* **Data supplied**:
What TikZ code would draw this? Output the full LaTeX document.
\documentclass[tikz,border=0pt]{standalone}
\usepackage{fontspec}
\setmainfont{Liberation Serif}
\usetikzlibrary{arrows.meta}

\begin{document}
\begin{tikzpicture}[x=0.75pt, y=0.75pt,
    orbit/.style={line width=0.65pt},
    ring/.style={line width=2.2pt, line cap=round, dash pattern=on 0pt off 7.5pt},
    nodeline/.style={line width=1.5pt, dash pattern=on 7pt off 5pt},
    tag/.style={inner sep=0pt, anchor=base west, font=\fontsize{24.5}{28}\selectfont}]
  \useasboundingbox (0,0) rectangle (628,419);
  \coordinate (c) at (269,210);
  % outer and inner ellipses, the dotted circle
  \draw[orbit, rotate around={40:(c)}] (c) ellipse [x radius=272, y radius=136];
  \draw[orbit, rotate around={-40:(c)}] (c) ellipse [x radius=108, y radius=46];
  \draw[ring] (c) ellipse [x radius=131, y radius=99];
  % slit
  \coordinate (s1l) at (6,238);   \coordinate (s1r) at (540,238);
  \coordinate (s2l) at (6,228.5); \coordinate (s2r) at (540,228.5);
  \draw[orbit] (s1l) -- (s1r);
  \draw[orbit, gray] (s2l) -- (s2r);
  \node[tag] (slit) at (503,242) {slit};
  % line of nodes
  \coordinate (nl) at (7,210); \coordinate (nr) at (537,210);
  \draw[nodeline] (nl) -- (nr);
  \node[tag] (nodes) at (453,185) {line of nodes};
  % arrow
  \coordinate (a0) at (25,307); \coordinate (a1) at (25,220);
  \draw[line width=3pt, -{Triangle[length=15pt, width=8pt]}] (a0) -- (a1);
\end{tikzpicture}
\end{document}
--
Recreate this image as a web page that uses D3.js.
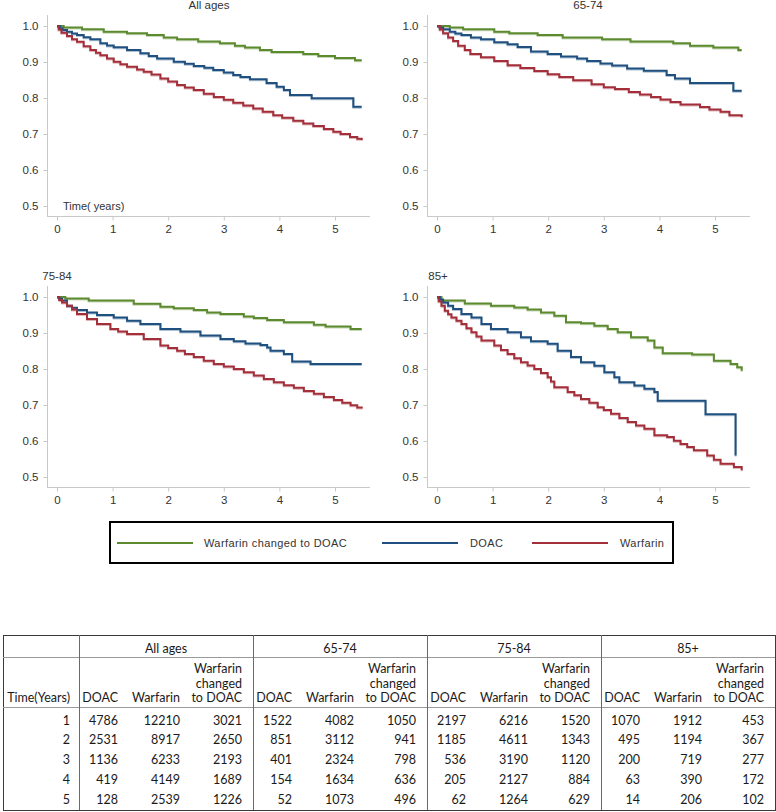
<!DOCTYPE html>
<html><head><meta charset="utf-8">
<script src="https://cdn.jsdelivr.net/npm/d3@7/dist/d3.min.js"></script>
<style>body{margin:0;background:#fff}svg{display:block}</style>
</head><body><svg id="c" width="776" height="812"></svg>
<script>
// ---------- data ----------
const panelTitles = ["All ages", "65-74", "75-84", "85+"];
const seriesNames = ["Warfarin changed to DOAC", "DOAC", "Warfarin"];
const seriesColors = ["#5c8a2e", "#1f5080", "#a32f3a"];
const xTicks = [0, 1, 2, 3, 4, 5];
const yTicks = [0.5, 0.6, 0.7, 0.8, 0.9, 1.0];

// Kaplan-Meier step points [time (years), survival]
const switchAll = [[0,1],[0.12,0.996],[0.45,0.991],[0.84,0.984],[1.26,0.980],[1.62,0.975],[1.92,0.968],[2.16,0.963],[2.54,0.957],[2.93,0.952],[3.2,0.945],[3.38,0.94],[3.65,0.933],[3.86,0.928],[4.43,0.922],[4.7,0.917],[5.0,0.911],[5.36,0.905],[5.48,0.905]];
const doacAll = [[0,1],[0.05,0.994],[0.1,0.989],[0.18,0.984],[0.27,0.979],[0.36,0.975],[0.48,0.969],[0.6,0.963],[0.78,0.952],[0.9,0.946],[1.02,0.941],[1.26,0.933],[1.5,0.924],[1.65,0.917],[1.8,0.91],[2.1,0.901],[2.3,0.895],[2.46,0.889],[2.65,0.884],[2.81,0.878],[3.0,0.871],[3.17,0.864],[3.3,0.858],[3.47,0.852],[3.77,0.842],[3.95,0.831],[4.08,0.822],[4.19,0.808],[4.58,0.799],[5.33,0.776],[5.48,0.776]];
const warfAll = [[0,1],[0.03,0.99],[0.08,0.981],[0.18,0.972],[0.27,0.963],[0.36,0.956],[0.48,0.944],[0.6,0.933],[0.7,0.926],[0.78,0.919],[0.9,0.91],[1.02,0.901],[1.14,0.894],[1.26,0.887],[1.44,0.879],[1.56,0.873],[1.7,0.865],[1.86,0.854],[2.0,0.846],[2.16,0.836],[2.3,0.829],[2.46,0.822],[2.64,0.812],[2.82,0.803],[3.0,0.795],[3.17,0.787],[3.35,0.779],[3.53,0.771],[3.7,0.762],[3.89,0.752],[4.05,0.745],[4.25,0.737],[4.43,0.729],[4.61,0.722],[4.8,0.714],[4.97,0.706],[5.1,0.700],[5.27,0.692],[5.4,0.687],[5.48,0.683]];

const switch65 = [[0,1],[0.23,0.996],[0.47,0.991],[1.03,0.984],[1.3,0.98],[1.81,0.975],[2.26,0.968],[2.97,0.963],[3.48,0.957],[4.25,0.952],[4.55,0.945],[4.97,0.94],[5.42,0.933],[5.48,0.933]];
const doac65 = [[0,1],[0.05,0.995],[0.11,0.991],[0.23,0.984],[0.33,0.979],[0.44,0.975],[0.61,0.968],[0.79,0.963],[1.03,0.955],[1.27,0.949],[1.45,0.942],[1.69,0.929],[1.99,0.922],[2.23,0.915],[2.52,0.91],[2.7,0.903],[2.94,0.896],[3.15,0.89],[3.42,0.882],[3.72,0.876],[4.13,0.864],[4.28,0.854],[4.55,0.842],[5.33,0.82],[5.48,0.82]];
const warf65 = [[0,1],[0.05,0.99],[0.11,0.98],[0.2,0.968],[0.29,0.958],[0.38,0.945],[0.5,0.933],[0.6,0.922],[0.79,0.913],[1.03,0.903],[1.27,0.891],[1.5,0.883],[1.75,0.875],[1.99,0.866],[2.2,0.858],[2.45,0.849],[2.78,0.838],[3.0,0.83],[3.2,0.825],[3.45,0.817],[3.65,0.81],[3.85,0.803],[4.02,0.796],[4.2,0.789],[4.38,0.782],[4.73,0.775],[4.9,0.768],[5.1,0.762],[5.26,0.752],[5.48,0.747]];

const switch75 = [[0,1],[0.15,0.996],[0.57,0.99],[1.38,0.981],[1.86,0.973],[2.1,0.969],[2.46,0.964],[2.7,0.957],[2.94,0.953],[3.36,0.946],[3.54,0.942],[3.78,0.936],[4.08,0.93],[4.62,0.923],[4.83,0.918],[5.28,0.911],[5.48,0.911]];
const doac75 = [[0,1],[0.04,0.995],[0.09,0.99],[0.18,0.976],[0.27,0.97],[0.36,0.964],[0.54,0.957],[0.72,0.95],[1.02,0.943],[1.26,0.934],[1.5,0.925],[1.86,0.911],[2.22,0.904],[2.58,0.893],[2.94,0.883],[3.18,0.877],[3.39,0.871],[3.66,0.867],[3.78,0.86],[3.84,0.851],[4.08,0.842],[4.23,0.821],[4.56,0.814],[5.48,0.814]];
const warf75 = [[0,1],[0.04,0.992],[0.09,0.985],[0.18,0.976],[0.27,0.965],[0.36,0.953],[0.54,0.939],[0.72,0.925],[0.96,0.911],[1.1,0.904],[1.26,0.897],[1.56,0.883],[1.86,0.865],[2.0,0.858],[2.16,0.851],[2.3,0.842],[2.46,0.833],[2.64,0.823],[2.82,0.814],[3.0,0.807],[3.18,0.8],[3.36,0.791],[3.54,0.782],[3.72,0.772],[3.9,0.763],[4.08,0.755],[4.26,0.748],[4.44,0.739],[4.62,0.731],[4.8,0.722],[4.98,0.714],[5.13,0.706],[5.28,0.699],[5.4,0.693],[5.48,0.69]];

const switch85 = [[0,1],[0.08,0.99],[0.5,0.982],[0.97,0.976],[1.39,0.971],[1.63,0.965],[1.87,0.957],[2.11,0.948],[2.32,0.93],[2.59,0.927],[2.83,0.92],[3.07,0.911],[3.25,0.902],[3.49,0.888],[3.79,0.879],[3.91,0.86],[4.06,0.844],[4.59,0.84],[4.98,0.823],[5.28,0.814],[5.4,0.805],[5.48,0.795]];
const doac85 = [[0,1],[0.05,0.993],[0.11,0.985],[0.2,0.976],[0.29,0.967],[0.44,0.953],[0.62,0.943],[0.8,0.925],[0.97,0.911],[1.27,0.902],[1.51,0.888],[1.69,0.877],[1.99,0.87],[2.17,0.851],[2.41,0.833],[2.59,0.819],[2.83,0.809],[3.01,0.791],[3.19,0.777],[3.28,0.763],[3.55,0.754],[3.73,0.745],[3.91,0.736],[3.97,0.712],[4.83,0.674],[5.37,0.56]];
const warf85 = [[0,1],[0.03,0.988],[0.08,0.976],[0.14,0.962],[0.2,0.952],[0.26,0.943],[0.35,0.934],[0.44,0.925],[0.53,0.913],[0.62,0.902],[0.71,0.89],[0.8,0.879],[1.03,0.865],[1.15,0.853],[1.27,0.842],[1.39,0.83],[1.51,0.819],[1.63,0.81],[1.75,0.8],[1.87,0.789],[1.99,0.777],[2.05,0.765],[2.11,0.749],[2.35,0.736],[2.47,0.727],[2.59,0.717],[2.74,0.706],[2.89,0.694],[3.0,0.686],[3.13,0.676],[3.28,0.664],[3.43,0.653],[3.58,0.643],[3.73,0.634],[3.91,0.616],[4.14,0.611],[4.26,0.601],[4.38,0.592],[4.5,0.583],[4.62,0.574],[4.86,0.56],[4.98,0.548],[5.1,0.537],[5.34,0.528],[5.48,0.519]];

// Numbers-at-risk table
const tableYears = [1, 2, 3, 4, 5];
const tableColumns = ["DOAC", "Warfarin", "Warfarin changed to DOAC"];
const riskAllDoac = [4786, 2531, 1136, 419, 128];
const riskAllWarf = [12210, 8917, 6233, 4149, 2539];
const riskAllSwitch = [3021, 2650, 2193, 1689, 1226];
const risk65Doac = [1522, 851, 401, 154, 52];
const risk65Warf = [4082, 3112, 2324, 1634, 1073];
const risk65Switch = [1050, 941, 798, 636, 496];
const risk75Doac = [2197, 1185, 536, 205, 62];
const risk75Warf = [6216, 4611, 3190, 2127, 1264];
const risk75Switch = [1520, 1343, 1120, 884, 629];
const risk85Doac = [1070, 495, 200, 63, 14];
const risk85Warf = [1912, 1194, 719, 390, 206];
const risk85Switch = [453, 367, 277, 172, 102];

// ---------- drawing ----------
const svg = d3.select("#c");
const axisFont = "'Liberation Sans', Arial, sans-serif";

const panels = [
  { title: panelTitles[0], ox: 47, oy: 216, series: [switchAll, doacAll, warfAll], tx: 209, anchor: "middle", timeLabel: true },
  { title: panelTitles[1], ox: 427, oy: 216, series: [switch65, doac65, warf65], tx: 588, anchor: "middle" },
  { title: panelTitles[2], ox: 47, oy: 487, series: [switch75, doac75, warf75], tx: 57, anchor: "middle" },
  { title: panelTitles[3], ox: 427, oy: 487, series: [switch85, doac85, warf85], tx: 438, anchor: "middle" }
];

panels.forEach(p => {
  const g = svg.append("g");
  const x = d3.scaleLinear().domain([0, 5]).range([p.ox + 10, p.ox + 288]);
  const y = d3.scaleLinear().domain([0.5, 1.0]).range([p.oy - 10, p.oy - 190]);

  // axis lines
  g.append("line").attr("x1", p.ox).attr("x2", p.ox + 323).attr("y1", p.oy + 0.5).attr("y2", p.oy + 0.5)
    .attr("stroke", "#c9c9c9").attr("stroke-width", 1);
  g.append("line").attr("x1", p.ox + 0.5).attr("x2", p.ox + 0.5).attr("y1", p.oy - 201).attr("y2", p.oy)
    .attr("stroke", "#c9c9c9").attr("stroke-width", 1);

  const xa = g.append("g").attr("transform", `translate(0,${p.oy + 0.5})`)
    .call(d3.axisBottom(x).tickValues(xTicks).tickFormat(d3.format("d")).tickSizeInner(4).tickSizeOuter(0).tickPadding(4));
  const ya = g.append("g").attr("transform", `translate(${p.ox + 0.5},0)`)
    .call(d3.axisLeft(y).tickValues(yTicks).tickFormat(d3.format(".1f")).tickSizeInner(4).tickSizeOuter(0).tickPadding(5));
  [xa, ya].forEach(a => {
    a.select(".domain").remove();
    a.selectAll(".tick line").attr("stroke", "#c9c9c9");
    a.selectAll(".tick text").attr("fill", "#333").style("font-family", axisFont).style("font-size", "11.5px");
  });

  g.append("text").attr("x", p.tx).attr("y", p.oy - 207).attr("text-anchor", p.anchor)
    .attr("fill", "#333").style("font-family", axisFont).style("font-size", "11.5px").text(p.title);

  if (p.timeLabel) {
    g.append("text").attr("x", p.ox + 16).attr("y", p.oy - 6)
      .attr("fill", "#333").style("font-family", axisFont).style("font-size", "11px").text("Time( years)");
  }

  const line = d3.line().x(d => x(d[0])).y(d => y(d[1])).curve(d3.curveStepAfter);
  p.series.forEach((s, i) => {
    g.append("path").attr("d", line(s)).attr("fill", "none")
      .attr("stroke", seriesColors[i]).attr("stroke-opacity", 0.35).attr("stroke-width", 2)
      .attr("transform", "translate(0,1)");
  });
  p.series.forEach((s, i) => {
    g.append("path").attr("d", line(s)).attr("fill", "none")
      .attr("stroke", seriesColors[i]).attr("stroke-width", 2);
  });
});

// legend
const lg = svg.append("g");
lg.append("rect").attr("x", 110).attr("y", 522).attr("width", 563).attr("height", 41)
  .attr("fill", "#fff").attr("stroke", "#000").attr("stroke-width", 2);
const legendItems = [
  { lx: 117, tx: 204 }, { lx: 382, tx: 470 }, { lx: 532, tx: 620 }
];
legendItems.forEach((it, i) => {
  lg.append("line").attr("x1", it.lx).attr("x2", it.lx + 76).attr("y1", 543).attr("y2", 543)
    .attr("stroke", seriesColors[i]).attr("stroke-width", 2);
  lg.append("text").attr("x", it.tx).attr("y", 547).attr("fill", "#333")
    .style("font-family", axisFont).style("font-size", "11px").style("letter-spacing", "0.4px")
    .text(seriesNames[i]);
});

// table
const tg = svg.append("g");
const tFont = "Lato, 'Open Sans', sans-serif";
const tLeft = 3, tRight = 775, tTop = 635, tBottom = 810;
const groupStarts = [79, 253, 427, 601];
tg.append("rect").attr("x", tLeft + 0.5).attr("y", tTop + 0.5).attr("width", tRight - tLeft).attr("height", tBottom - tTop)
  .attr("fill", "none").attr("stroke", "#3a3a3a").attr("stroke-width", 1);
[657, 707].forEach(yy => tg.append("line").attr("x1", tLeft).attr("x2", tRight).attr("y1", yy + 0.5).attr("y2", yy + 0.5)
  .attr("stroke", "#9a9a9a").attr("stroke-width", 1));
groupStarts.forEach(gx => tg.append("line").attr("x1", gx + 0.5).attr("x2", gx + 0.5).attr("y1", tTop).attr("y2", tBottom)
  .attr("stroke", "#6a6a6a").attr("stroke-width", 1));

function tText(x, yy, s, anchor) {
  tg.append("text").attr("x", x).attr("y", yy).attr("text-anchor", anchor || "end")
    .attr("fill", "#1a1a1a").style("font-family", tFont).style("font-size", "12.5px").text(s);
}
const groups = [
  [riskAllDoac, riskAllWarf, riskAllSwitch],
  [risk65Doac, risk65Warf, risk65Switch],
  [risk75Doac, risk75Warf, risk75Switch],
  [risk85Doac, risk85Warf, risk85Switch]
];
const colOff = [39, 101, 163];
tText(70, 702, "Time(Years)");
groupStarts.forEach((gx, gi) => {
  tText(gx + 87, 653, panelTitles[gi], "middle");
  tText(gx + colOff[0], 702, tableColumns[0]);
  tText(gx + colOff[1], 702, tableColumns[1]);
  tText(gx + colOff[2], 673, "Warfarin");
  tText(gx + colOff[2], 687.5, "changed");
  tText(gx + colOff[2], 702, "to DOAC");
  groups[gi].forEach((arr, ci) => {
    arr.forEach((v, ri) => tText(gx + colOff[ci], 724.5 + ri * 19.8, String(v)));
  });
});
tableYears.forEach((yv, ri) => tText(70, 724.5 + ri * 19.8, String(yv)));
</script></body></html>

* **What the task asks**: Only the lines starting at the line with "Recreate this image" and ending at the line with "const yTicks = [0.5, 0.6, 0.7, 0.8, 0.9, 1.0];" should be printed again, exactly and with both ends kept; omit the pictures.

* **Final result**:
Recreate this image as a web page that uses D3.js.
<!DOCTYPE html>
<html><head><meta charset="utf-8">
<script src="https://cdn.jsdelivr.net/npm/d3@7/dist/d3.min.js"></script>
<style>body{margin:0;background:#fff}svg{display:block}</style>
</head><body><svg id="c" width="776" height="812"></svg>
<script>
// ---------- data ----------
const panelTitles = ["All ages", "65-74", "75-84", "85+"];
const seriesNames = ["Warfarin changed to DOAC", "DOAC", "Warfarin"];
const seriesColors = ["#5c8a2e", "#1f5080", "#a32f3a"];
const xTicks = [0, 1, 2, 3, 4, 5];
const yTicks = [0.5, 0.6, 0.7, 0.8, 0.9, 1.0];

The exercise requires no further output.